As diferenças entre os estados são gritantes. Enquanto o Amapá possui o maior Índice de Conservação da Biodiversidade (ICB), de 0,831, o índice do Espírito Santo é 0,291, menos da metade. O Espírito Santo é o estado com maior número de espécies da flora e fauna ameaçadas de extinção e possui baixa cobertura de áreas protegidas e de remanescentes de vegetação nativa.
O artigo afirma que o Brasil tem empenhado grandes esforços para implementar medidas de conservação da biodiversidade. O país, por exemplo, foi responsável pela criação de 74% de todas as áreas protegidas no mundo entre 2003 e 2008. No entanto, as áreas de conservação nos biomas brasileiros são bastante desiguais. “Será um grande desafio para o país reduzir as desigualdades na condição para a conservação da biodiversidade”, avaliam os pesquisadores.
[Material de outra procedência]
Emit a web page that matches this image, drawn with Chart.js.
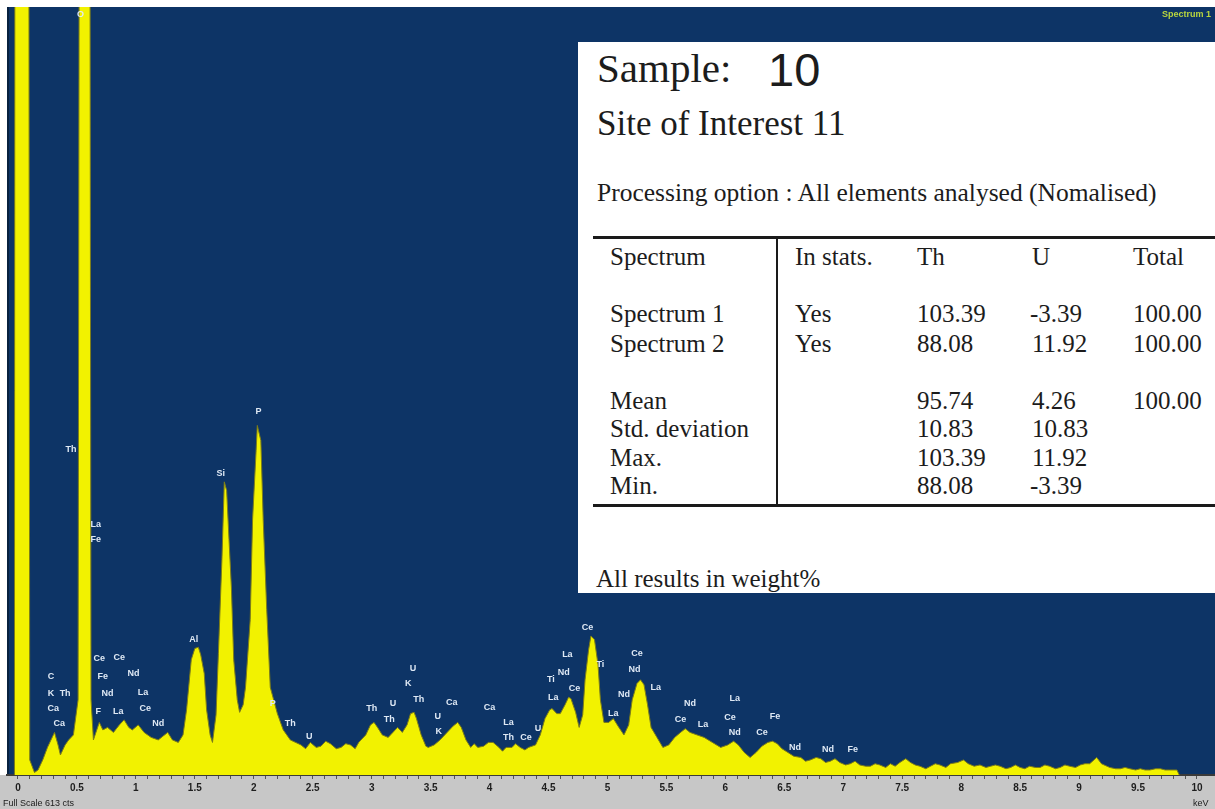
<!DOCTYPE html>
<html>
<head>
<meta charset="utf-8">
<script src="https://cdn.jsdelivr.net/npm/chart.js@4.4.1/dist/chart.umd.min.js"></script>
<style>
  html, body { margin: 0; padding: 0; background: #ffffff; }
  #wrap { position: relative; width: 1215px; height: 809px; overflow: hidden; }
  #spec { position: absolute; left: 0; top: 0; }
  .box { position: absolute; left: 578px; top: 42px; width: 637px; height: 551px; background: #ffffff; }
  .t { position: absolute; white-space: nowrap; line-height: 1; color: #1c1c1c;
       font-family: "Liberation Serif", "Times New Roman", serif; font-size: 25px; }
  .sans { font-family: "Liberation Sans", Arial, sans-serif; }
  .rule { position: absolute; background: #1a1a1a; }
  .ax { position: absolute; white-space: nowrap; line-height: 1; color: #202020;
        font-family: "Liberation Sans", Arial, sans-serif; font-size: 9px; }
  .spec1 { position: absolute; white-space: nowrap; line-height: 1; color: #b9d63e;
           font-family: "Liberation Sans", Arial, sans-serif; font-size: 9px; font-weight: bold; }
</style>
</head>
<body>
<div id="wrap">
  <canvas id="spec" width="1215" height="809"></canvas>

  <div class="spec1" style="left:1162px; top:10px;">Spectrum 1</div>

  <div class="box"></div>
  <div class="t" style="left:597px; top:48px; font-size:41px;">Sample:</div>
  <div class="t sans" style="left:768px; top:46px; font-size:47px;">10</div>
  <div class="t" style="left:597px; top:106px; font-size:35px;">Site of Interest 11</div>
  <div class="t" style="left:597px; top:180px; font-size:25.5px;">Processing option : All elements analysed (Nomalised)</div>

  <div class="rule" style="left:593px; top:236px; width:622px; height:3px;"></div>
  <div class="rule" style="left:776px; top:238px; width:2px; height:268px;"></div>
  <div class="rule" style="left:593px; top:504px; width:622px; height:3px;"></div>

  <div class="t" style="left:610px; top:244px;">Spectrum</div>
  <div class="t" style="left:795px; top:244px;">In stats.</div>
  <div class="t" style="left:917px; top:244px;">Th</div>
  <div class="t" style="left:1032px; top:244px;">U</div>
  <div class="t" style="left:1133px; top:244px;">Total</div>

  <div class="t" style="left:610px; top:301px;">Spectrum 1</div>
  <div class="t" style="left:795px; top:301px;">Yes</div>
  <div class="t" style="left:917px; top:301px;">103.39</div>
  <div class="t" style="left:1030px; top:301px;">-3.39</div>
  <div class="t" style="left:1133px; top:301px;">100.00</div>

  <div class="t" style="left:610px; top:331px;">Spectrum 2</div>
  <div class="t" style="left:795px; top:331px;">Yes</div>
  <div class="t" style="left:917px; top:331px;">88.08</div>
  <div class="t" style="left:1032px; top:331px;">11.92</div>
  <div class="t" style="left:1133px; top:331px;">100.00</div>

  <div class="t" style="left:610px; top:388px;">Mean</div>
  <div class="t" style="left:917px; top:388px;">95.74</div>
  <div class="t" style="left:1032px; top:388px;">4.26</div>
  <div class="t" style="left:1133px; top:388px;">100.00</div>

  <div class="t" style="left:610px; top:416px;">Std. deviation</div>
  <div class="t" style="left:917px; top:416px;">10.83</div>
  <div class="t" style="left:1032px; top:416px;">10.83</div>

  <div class="t" style="left:610px; top:445px;">Max.</div>
  <div class="t" style="left:917px; top:445px;">103.39</div>
  <div class="t" style="left:1032px; top:445px;">11.92</div>

  <div class="t" style="left:610px; top:473px;">Min.</div>
  <div class="t" style="left:917px; top:473px;">88.08</div>
  <div class="t" style="left:1030px; top:473px;">-3.39</div>

  <div class="t" style="left:596px; top:566px;">All results in weight%</div>

  <div class="ax" style="left:3px; top:799px;">Full Scale 613 cts</div>
  <div class="ax" style="left:1193px; top:799px;">keV</div>
</div>

<script>
// EDS spectrum, counts per channel against energy (keV)
const energyLow = [-0.03, -0.02, 0.08, 0.10, 0.14, 0.17, 0.21, 0.25, 0.31, 0.34, 0.36, 0.40, 0.43, 0.47,
  0.51, 0.53, 0.60, 0.62, 0.64, 0.69, 0.72, 0.76, 0.81, 0.86, 0.90, 0.94, 0.97, 1.02, 1.07, 1.13,
  1.19, 1.23, 1.27, 1.31, 1.36, 1.40, 1.43, 1.47, 1.50, 1.53, 1.55, 1.58, 1.60, 1.63, 1.65, 1.68,
  1.70, 1.73, 1.75, 1.77, 1.79, 1.81, 1.83, 1.86, 1.88, 1.91, 1.93, 1.97, 1.99, 2.02, 2.03, 2.06,
  2.08, 2.11, 2.14, 2.18, 2.20, 2.25, 2.31];
const countsLow = [0, 1800, 1800, 12, 2, 4, 12, 22, 34, 24, 16, 24, 28, 32,
  60, 1400, 1400, 60, 28, 42, 36, 38, 34, 40, 44, 38, 36, 40, 34, 30,
  28, 31, 34, 28, 26, 32, 52, 92, 101, 102, 96, 81, 52, 32, 26, 48,
  97, 172, 234, 227, 188, 150, 92, 60, 50, 56, 70, 124, 204, 259, 279, 267,
  204, 132, 70, 56, 49, 36, 28];

const energyMid = [2.40, 2.44, 2.48, 2.53, 2.57, 2.61, 2.65, 2.70, 2.74, 2.78, 2.82, 2.86, 2.89, 2.95,
  2.99, 3.02, 3.05, 3.09, 3.14, 3.18, 3.22, 3.26, 3.30, 3.33, 3.36, 3.38, 3.42, 3.46, 3.48, 3.53,
  3.58, 3.64, 3.69, 3.73, 3.76, 3.80, 3.84, 3.87, 3.90, 3.95, 3.99, 4.03, 4.08, 4.11, 4.14, 4.19,
  4.22, 4.26, 4.30, 4.33, 4.39, 4.43, 4.47, 4.51, 4.53, 4.57, 4.60, 4.64, 4.67, 4.69, 4.73, 4.76,
  4.79, 4.81, 4.84, 4.86, 4.89, 4.92, 4.94, 4.97];
const countsMid = [24, 21, 26, 22, 23, 27, 25, 21, 22, 25, 24, 21, 26, 32,
  40, 42, 38, 32, 30, 34, 38, 34, 40, 49, 50, 45, 32, 23, 22, 24,
  28, 34, 39, 42, 38, 28, 22, 25, 22, 23, 26, 26, 22, 19, 22, 22,
  25, 22, 20, 22, 24, 32, 45, 52, 53, 49, 49, 56, 62, 61, 50, 38,
  48, 76, 100, 111, 108, 88, 60, 42];

const energyHigh = [5.01, 5.05, 5.09, 5.14, 5.18, 5.21, 5.25, 5.28, 5.31, 5.34, 5.37, 5.42, 5.47,
  5.52, 5.57, 5.62, 5.66, 5.70, 5.76, 5.82, 5.89, 5.96, 6.02, 6.07, 6.11, 6.16, 6.21, 6.26, 6.31,
  6.36, 6.40, 6.44, 6.48, 6.53, 6.58, 6.64, 6.68, 6.72, 6.77, 6.81, 6.85, 6.89, 6.93, 6.97, 7.02,
  7.06, 7.10, 7.14, 7.19, 7.23, 7.27, 7.31, 7.36, 7.40, 7.44, 7.48, 7.53, 7.57, 7.61, 7.65, 7.70,
  7.74, 7.78, 7.82, 7.87, 7.91, 7.97, 8.02, 8.06, 8.11, 8.16, 8.21, 8.25, 8.29, 8.33, 8.38, 8.42,
  8.46, 8.50, 8.54, 8.58, 8.63, 8.67, 8.71, 8.75, 8.80, 8.84, 8.88, 8.92, 8.97, 9.01, 9.05, 9.09,
  9.15, 9.19, 9.26, 9.31, 9.35, 9.39, 9.43, 9.48, 9.52, 9.56, 9.60, 9.65, 9.69, 9.73, 9.77, 9.83, 9.85];
const countsHigh = [42, 45, 39, 32, 40, 60, 73, 76, 72, 56, 38, 30, 22,
  24, 30, 34, 37, 34, 32, 30, 26, 22, 24, 27, 24, 18, 14, 18, 23,
  26, 27, 25, 21, 18, 15, 14, 11, 12, 14, 13, 10, 11, 13, 10, 8,
  9, 11, 8, 7, 7, 9, 8, 6, 9, 7, 10, 13, 10, 8, 7, 5,
  7, 9, 8, 6, 9, 10, 12, 9, 7, 8, 6, 7, 8, 7, 5, 6,
  8, 6, 5, 7, 6, 6, 8, 7, 5, 6, 8, 7, 6, 8, 9, 9,
  14, 9, 6, 5, 5, 6, 5, 4, 5, 4, 4, 5, 5, 4, 4, 4, 0];

// Axis ticks (keV) and their labels
const tickKeV = [0, 0.5, 1, 1.5, 2, 2.5, 3, 3.5, 4, 4.5, 5, 5.5, 6, 6.5, 7, 7.5, 8, 8.5, 9, 9.5, 10];
const tickLabels = ['0', '0.5', '1', '1.5', '2', '2.5', '3', '3.5', '4', '4.5', '5', '5.5', '6',
  '6.5', '7', '7.5', '8', '8.5', '9', '9.5', '10'];

// Element line markers: symbol, energy (keV), height (counts)
const markerText = ['O', 'Th', 'La', 'Fe', 'C', 'K', 'Th', 'Ca', 'Ca', 'Ce', 'Ce', 'Fe', 'Nd', 'Nd',
  'La', 'F', 'La', 'Ce', 'Nd', 'Al', 'Si', 'P', 'P', 'Th', 'U', 'Th', 'U', 'Th', 'U', 'K', 'Th',
  'Ca', 'U', 'K', 'Ca', 'La', 'Th', 'Ce', 'U', 'Ti', 'La', 'Nd', 'La', 'Ce', 'Ce', 'Ti', 'La', 'Nd',
  'Ce', 'Nd', 'La', 'Nd', 'Ce', 'La', 'La', 'Ce', 'Nd', 'Ce', 'Fe', 'Nd', 'Nd', 'Fe'];
const markerKeV = [0.53, 0.45, 0.66, 0.66, 0.28, 0.28, 0.40, 0.30, 0.35, 0.69, 0.86, 0.72, 0.98, 0.76,
  1.06, 0.68, 0.85, 1.08, 1.19, 1.49, 1.72, 2.04, 2.16, 2.31, 2.47, 3.00, 3.18, 3.15, 3.35, 3.31, 3.40,
  3.68, 3.56, 3.57, 4.00, 4.16, 4.16, 4.31, 4.41, 4.52, 4.54, 4.63, 4.66, 4.72, 4.83, 4.94, 5.05, 5.14,
  5.25, 5.23, 5.41, 5.70, 5.62, 5.81, 6.08, 6.04, 6.08, 6.31, 6.42, 6.59, 6.87, 7.08];
const markerCts = [607, 260, 200, 188, 79, 65, 65, 53, 41, 93, 94, 79, 81, 65,
  66, 51, 51, 53, 41, 108, 241, 290, 57, 41, 31, 53, 57, 44, 85, 73, 60,
  58, 47, 35, 54, 42, 30, 30, 37, 76, 62, 82, 96, 69, 118, 88, 49, 64,
  97, 84, 70, 57, 44, 40, 61, 46, 34, 34, 47, 22, 20, 20];

const fullScale = 613;

const energy = energyLow.concat(energyMid, energyHigh);
const counts = countsLow.concat(countsMid, countsHigh);
const points = energy.map((e, i) => ({ x: e, y: counts[i] }));

const minorTicks = [];
for (let k = 0; k <= 100; k++) minorTicks.push(k / 10);

const panelColours = {
  id: 'panelColours',
  beforeDraw(chart) {
    const { ctx, chartArea: a, width, height } = chart;
    ctx.save();
    ctx.fillStyle = '#0d3466';
    ctx.fillRect(a.left, a.top, width - a.left, a.bottom - a.top);
    ctx.fillStyle = '#c7c7c7';
    ctx.fillRect(0, a.bottom, width, height - a.bottom);
    ctx.fillStyle = '#08213f';
    ctx.fillRect(a.left, a.top, 2, a.bottom - a.top);
    ctx.restore();
  }
};

const elementMarkers = {
  id: 'elementMarkers',
  afterDatasetsDraw(chart) {
    const { ctx } = chart;
    const xs = chart.scales.x, ys = chart.scales.y;
    ctx.save();
    ctx.font = 'bold 9px "Liberation Sans", Arial, sans-serif';
    ctx.fillStyle = '#dfe9f5';
    ctx.textAlign = 'center';
    ctx.textBaseline = 'middle';
    markerText.forEach((s, i) => {
      ctx.fillText(s, xs.getPixelForValue(markerKeV[i]), ys.getPixelForValue(markerCts[i]));
    });
    ctx.restore();
  }
};

new Chart(document.getElementById('spec'), {
  type: 'line',
  data: {
    datasets: [{
      data: points,
      fill: 'origin',
      backgroundColor: '#f2f200',
      borderColor: '#7d7d18',
      borderWidth: 1,
      pointRadius: 0,
      tension: 0,
      clip: 0
    }]
  },
  options: {
    responsive: false,
    animation: false,
    events: [],
    layout: { padding: { left: 7, top: 7, right: 0, bottom: 0 } },
    plugins: { legend: { display: false }, tooltip: { enabled: false } },
    scales: {
      x: {
        type: 'linear',
        min: -0.093,
        max: 10.153,
        afterFit(scale) { scale.height = 34; },
        afterBuildTicks(scale) { scale.ticks = minorTicks.map(v => ({ value: v })); },
        ticks: {
          autoSkip: false,
          maxRotation: 0,
          padding: 3,
          color: '#1e1e1e',
          font: { family: '"Liberation Sans", Arial, sans-serif', size: 10, weight: 'bold' },
          callback(v) {
            const i = tickKeV.findIndex(k => Math.abs(k - v) < 1e-6);
            return i >= 0 ? tickLabels[i] : '';
          }
        },
        grid: { drawOnChartArea: false, drawTicks: true, tickLength: 4, color: '#555555' },
        border: { display: true, color: '#3a3a3a', width: 2 }
      },
      y: { display: false, min: 0, max: fullScale }
    }
  },
  plugins: [panelColours, elementMarkers]
});
</script>
</body>
</html>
A maior dificuldade para os gestores estaduais e municipais é manter a conservação onde há maior população e a agricultura está consolidada. Segundo os autores, a estratégia é usar os instrumentos de delimitação previstos pelo Código Florestal, como Áreas de Preservação Permanente (APP) e de Reserva Legal (RL). No entanto, essa estratégia exige o acompanhamento de perto das autoridades públicas, o que se mostrou deficiente no passado.
Segundo os pesquisadores, a reversão do quadro desfavorável à conservação depende da capacidade dos estados em promover, articular e coordenar ações, planos de programas voltados para a conservação da biodiversidade na esfera estadual.